Basel II is an accord that aims to create an international standard for national banking regulators to use when setting regulations about how much capital banks need in reserve to guard against financial and operational risks from their lending and investment practices.
The "Big Five" Schedule 1 chartered banks accomplished compliance following a major, multi-year, implementation process alone equal to the $750 million "Y2K" effort of Canada's chartered banks.(*) Now it is the turn of other Canadian financial institutions to meet the Basel II challenge. Basel II compliance can deliver significant business benefits and competitive advantage if implemented effectively. Canadian financial institutions such as the 1,595 credit unions and caisse populaires that serve over 10 million Canadians, trust companies, even some insurance companies and brokerage firms, now have the opportunity to "opt in" to reap the benefits of lower capital requirements and the business benefits of reallocating that capital that Basel II compliance enables.
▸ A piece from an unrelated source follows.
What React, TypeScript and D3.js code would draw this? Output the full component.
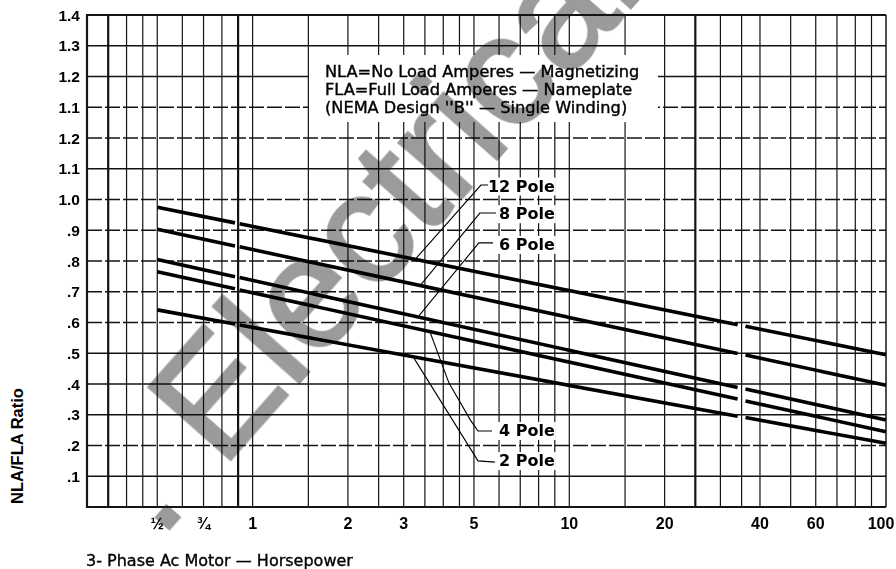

"In theory financial institutions will benefit from adaptation of Basel II because compliance involves implementing analysis techniques that will increase an organization's understanding of its business, which leads to better risk measurement, risk management and more effective decisions," said Warren Shiau, Lead Analyst IT Research, The Strategic Counsel. "In practice, the system investment required for Basel II and its complex risk analysis methods can be a barrier to effective adoption at the credit union or caisse populaire level."
Featuring enhanced corporate risk measurement and risk management techniques to assess and track credit and operational risk, Basel II's adoption encourages use of more sophisticated capital-allocation and risk management calculations, which allow even smaller financial institutions to leverage their Basel II technology investment beyond mere compliance, and more efficiently allocate capital to benefit the bottom line.
London, Ontario-based financial software provider Versabanq Innovations Inc., in response to this opportunity, offers Basel II-compliant asset management software, Versabanq AMS (Asset Management System), a stand-alone software product. AMS is the result of five years of continuous development and "real-time" use by Pacific Western Bank of Canada and is well-suited to help small and medium-sized financial institutions, such as credit unions and others, better risk manage their complete lending portfolio, including term loans, leases, mortgages, and other assets.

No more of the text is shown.